We authors know periods of despair and self-loathing. Our work, fundamentally, entails dismantling personalities and relinquishing some of our most effective defense mechanisms. Willingly we struggle with the hardest, ugliest, rawest, and most painful matters of the soul. Our work forces us, again and again, to acknowledge our helplessness as people and as artists.
Yet still — and this is the great miracle, the alchemy of our act — in some sense, from the moment we take pen in hand or put fingers to keyboard, we have already ceased to be a victim at the mercy of all that enslaved and restricted us before we began writing.
We write. How fortunate we are: The world does not close in on us. The world does not grow smaller.
The Arthur Miller Freedom to Write Lecture, New York, April 24, 2007
Individual Language and Mass Language
To open the International Literature Festival Berlin as an Israeli author is not only a great honor, but also a conjuncture that would have been unthinkable until not so many years ago, and even today I cannot be indifferent to its significance.
Despite the close relationship between Israel and Germany today — and between Israelis and Germans, between Jews and Germans — even now there is a place in one’s mind and in one’s heart where certain statements must be filtered through the prisms of time and memory to be refracted into the entire spectrum of colors and shades. As I stand here before you in Berlin, I cannot help but begin with the thoughts that are constantly refracted within me, in that prism of time and memory.
I was born and raised in Jerusalem, in a neighborhood and in a family in which people could not even utter the word “Germany.” They found it difficult to say “Holocaust” too, and spoke only of “what happened over there. ”
It is interesting to note that in Hebrew, Yiddish, and every other language they speak, when Jewish people refer to the Holocaust, they tend to talk about “what happened over there ,” whereas non-Jews usually speak in terms of “what happened then .” There is a vast difference between “there” and “then.” “Then” means in the past tense; “then” enfolds within it something that happened and ended, and is no longer. While “there,” conversely, suggests that somewhere out there, in the distance, the thing that happened is still occurring, constantly growing stronger alongside our daily lives, and that it may re-erupt. It is not decisively over. Certainly not for us, the Jews.
As a child, I often heard the term “the Nazi beast,” and when I asked the adults who this beast was, they refused to tell me, and said there were things a child should not know. Years later, I wrote in See Under: Love about Momik, the son of Holocaust survivors who never tell him what really happened to them “Over There.” The frightened Momik imagines the Nazi beast as a monster that controlled a land called “Over There,” where it tortured the people Momik loves and did things to them that hurt them forever and denied them the ability to live a full life.

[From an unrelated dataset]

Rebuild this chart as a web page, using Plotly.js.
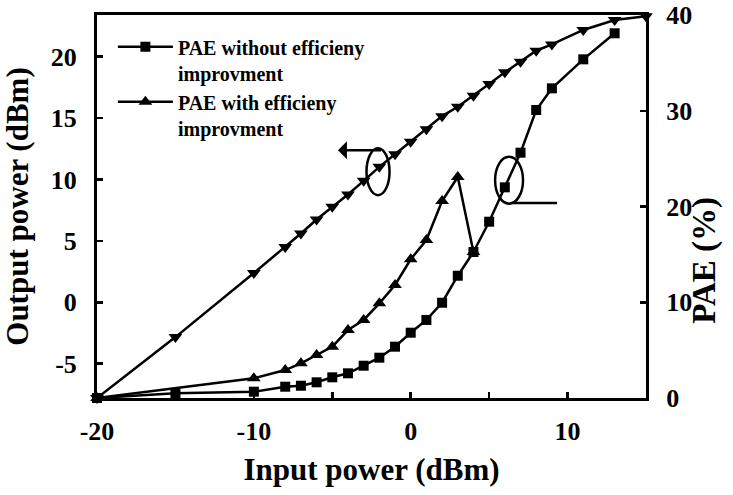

When I was four or five, I heard for the first time of Simon Wiesenthal, the Nazi-hunter. I felt a great sense of relief: Finally, I thought, there is someone courageous enough to fight the beast, even willing to hunt it down! Had I known how to write at the time, I might have written Wiesenthal a letter full of the detailed and practical questions that were preoccupying me, because I imagined that this hunter probably knew everything about his prey.